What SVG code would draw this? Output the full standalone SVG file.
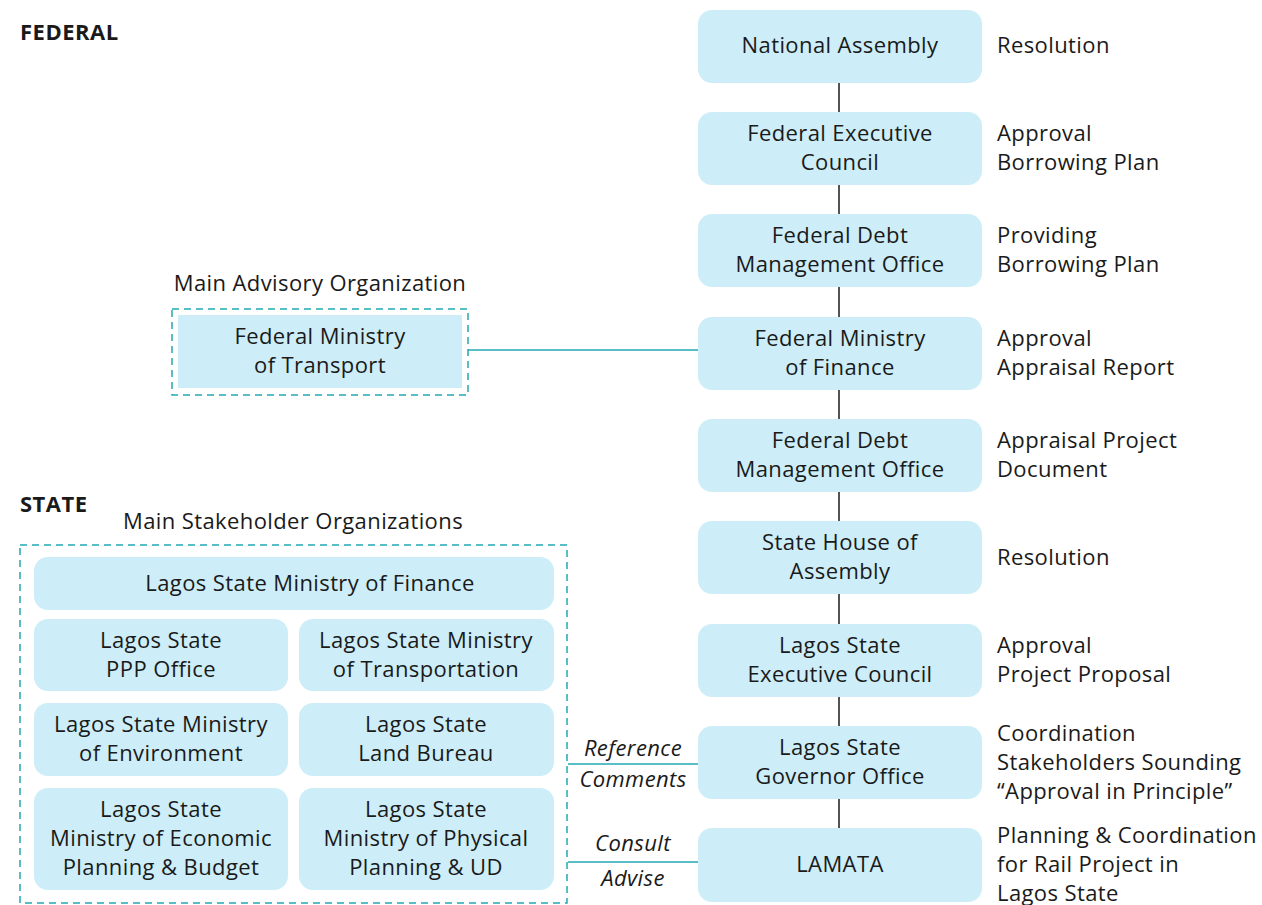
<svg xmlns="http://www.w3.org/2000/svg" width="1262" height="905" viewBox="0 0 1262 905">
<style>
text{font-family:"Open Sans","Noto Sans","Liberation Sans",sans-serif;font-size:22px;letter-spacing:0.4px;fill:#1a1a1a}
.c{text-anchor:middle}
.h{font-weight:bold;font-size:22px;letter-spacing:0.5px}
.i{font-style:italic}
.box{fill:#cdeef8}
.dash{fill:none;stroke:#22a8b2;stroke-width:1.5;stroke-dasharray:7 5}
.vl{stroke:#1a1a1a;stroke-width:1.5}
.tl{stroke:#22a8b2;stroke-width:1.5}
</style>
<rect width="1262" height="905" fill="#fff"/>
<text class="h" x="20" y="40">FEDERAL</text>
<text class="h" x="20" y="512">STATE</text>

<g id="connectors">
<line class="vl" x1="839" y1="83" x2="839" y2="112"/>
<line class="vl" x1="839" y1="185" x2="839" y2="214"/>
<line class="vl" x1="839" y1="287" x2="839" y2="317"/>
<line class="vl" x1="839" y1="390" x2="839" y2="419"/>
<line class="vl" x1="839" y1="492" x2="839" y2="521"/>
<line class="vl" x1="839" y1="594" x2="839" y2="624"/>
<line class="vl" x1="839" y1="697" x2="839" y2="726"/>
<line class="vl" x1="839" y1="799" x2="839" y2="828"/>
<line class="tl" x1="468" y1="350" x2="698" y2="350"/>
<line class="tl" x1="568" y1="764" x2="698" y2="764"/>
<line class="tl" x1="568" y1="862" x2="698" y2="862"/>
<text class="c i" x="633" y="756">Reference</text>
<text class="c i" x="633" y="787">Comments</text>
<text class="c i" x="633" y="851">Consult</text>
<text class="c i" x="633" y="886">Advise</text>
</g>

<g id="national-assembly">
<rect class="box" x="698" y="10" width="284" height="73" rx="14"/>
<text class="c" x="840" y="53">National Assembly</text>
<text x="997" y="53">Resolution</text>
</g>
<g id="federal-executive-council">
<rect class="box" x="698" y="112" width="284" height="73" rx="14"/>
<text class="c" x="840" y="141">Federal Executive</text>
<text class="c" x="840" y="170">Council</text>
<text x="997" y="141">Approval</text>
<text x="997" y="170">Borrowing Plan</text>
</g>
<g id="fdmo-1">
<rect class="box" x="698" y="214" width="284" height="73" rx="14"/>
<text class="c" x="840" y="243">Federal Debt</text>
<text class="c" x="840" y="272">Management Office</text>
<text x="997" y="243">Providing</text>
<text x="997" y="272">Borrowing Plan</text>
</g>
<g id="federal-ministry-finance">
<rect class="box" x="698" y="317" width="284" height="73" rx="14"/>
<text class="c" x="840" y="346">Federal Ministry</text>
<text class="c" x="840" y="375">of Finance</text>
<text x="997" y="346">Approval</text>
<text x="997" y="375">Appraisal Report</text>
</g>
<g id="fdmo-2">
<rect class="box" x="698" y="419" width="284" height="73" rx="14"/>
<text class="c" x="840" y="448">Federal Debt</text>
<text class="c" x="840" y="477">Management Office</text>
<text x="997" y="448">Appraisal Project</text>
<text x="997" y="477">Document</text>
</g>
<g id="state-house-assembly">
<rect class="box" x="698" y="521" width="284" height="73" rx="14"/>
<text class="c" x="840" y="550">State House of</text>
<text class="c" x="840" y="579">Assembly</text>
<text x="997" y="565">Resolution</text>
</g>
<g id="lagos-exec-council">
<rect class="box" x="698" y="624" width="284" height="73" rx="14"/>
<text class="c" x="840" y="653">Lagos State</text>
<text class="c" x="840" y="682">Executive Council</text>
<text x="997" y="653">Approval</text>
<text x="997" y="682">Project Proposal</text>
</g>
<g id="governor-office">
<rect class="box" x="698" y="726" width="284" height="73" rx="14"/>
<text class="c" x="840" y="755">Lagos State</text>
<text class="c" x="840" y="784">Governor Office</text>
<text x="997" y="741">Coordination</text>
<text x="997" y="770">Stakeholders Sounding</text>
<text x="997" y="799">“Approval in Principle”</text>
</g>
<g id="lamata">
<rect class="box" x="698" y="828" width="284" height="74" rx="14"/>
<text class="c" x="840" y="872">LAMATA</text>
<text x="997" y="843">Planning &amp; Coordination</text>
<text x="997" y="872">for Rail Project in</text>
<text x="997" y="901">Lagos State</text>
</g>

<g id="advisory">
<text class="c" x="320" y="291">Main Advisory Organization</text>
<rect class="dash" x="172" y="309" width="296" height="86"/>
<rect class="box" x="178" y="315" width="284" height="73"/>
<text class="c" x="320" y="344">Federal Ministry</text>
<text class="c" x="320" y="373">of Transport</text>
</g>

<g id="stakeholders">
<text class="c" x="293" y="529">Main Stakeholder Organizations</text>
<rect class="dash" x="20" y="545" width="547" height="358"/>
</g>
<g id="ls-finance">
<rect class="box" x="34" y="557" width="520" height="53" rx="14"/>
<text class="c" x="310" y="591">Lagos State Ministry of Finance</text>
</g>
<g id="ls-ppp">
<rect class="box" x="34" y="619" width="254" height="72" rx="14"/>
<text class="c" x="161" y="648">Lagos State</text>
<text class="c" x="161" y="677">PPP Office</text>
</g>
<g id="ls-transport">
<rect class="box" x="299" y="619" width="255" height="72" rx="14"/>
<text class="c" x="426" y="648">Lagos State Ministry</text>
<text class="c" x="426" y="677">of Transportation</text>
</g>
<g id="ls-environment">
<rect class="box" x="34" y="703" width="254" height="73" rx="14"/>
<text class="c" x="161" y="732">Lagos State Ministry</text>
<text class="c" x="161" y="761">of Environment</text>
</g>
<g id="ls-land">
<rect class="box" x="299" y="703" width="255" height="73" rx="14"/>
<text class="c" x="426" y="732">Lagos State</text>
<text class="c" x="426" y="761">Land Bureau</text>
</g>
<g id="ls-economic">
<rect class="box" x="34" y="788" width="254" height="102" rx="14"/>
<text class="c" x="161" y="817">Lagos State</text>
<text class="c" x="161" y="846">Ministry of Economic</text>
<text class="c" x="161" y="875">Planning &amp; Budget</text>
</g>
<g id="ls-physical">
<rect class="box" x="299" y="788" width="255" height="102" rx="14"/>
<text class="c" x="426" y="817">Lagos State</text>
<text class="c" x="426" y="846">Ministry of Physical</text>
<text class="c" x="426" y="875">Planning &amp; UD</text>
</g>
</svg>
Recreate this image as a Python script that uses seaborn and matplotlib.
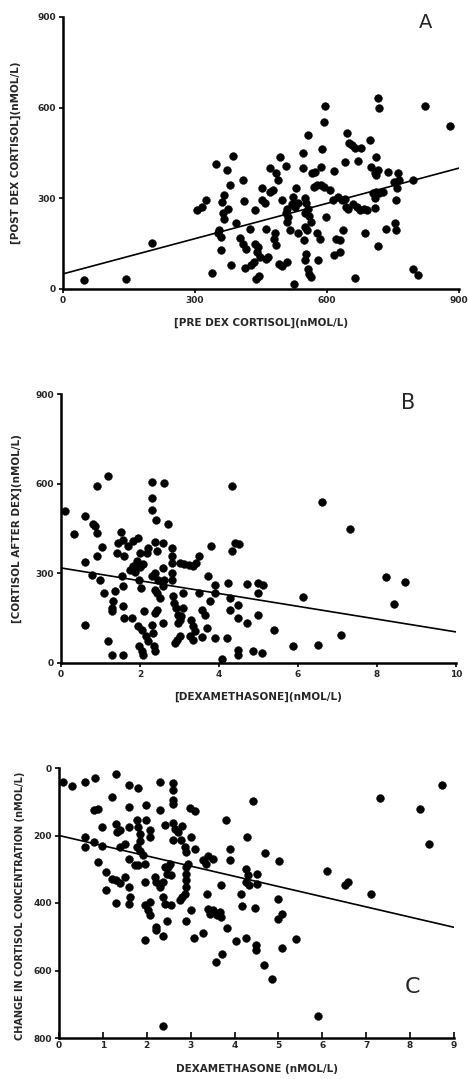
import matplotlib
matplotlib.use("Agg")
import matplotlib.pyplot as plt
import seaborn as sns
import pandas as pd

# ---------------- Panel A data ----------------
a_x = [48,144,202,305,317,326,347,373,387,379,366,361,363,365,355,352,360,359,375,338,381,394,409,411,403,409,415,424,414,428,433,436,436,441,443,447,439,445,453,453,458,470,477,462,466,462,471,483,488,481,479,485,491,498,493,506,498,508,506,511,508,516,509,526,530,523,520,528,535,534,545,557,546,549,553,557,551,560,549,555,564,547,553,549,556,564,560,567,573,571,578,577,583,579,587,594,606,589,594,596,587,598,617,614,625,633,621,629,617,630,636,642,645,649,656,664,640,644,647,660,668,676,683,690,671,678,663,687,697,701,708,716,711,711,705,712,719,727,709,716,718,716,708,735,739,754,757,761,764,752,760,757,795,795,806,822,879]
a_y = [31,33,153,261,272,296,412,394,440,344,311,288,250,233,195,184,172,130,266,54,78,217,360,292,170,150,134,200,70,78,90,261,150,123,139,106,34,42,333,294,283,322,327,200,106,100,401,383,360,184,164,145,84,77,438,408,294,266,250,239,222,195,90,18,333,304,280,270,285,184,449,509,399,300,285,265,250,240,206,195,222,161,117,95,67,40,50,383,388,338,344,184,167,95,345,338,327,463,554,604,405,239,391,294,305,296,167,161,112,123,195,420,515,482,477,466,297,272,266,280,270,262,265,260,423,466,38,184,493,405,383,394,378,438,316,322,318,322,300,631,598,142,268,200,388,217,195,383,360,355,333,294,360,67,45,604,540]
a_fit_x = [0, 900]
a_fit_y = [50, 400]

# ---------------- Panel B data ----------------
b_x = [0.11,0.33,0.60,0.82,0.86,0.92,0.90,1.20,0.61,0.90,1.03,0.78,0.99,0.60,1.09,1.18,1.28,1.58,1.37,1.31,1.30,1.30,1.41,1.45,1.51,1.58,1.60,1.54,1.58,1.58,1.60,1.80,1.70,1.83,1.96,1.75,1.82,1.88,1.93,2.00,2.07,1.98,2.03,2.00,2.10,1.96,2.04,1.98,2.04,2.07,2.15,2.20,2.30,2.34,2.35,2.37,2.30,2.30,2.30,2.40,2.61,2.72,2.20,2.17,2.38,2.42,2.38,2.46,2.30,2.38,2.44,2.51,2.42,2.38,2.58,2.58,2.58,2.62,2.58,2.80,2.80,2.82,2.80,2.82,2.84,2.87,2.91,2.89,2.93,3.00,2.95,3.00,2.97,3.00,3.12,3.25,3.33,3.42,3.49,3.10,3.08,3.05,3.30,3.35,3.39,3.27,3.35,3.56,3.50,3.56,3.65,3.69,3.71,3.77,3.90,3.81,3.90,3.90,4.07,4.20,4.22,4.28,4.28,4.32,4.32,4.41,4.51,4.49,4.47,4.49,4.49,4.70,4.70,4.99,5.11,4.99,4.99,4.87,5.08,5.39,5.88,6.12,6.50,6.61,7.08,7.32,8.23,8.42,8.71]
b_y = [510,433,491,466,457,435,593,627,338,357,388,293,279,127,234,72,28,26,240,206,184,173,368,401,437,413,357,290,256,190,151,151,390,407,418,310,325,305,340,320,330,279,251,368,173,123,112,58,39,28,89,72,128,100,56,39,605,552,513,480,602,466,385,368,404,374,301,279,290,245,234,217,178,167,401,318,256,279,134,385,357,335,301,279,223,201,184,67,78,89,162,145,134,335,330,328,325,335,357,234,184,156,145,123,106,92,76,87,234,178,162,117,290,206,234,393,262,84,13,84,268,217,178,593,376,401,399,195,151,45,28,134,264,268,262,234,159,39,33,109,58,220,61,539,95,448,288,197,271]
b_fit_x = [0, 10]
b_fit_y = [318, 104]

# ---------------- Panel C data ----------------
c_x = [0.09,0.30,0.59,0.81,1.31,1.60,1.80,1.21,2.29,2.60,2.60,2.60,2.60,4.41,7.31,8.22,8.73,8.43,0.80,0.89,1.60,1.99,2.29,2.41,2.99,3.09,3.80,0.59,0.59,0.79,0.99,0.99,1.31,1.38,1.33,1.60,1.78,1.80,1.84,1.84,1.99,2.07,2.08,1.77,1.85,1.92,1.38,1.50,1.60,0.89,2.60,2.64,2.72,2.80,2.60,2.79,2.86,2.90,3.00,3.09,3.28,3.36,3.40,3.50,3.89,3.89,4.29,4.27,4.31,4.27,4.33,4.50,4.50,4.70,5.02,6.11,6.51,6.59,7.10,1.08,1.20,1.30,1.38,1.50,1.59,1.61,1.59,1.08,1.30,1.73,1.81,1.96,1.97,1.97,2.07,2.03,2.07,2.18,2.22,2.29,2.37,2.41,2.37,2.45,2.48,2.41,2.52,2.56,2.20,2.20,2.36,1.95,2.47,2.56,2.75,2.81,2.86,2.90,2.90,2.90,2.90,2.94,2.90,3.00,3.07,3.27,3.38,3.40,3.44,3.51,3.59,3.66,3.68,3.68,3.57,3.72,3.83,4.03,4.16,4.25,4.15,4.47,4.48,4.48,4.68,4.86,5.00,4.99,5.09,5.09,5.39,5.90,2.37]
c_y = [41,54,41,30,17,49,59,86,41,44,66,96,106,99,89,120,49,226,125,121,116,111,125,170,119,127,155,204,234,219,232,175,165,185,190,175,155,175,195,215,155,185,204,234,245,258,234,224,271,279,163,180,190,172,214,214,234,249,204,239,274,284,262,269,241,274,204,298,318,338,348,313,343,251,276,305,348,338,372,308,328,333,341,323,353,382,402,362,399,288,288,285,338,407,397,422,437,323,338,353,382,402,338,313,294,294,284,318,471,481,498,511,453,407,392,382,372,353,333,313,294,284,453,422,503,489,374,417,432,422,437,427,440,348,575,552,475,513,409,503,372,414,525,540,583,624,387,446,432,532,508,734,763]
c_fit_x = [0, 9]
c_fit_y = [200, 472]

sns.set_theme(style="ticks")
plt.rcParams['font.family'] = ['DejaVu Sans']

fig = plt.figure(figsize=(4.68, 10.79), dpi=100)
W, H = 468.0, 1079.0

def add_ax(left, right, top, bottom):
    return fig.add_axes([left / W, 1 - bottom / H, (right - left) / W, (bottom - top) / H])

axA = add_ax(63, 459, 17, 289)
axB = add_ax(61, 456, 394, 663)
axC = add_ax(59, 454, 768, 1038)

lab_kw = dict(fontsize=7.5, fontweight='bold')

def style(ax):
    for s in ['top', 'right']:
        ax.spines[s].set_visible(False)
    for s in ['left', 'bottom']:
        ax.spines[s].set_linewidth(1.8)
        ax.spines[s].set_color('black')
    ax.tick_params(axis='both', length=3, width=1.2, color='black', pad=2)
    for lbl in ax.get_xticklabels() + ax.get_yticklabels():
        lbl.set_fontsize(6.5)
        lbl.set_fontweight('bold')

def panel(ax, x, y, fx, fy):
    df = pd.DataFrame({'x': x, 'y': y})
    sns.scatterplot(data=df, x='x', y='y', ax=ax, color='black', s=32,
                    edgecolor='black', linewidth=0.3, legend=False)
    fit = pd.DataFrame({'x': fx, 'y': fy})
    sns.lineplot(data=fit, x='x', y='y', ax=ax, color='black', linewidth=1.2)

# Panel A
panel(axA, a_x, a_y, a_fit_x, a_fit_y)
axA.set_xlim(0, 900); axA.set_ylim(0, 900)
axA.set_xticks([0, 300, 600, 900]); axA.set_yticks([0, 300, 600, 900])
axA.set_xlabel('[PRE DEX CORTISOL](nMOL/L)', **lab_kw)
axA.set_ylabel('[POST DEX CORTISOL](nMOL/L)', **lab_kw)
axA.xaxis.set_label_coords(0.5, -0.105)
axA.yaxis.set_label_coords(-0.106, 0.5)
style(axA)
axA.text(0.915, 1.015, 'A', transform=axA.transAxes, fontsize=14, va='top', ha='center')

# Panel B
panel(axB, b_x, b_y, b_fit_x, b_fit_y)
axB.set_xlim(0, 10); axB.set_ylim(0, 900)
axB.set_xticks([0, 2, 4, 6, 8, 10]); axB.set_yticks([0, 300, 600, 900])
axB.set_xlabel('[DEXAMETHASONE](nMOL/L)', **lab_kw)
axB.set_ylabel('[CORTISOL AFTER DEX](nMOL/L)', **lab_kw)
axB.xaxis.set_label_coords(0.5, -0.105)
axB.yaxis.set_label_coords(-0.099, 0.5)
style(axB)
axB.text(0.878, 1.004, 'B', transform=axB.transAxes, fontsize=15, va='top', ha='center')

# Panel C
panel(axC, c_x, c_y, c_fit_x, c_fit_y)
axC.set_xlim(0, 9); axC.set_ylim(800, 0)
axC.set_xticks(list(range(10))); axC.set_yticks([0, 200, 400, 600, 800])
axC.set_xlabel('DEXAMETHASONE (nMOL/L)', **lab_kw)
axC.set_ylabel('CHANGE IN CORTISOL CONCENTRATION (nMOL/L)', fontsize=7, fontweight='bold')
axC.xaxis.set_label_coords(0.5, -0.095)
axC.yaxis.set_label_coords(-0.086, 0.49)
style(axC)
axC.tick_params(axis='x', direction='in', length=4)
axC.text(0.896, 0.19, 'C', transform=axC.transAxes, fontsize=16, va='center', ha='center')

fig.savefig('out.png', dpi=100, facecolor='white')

- - - - - - -

» Exercise objective: Copy, from the material above, each line in which the string "this" occurs.

» Final result:
What SVG code would draw this? Output the full standalone SVG file.
Recreate this image as a Python script that uses seaborn and matplotlib.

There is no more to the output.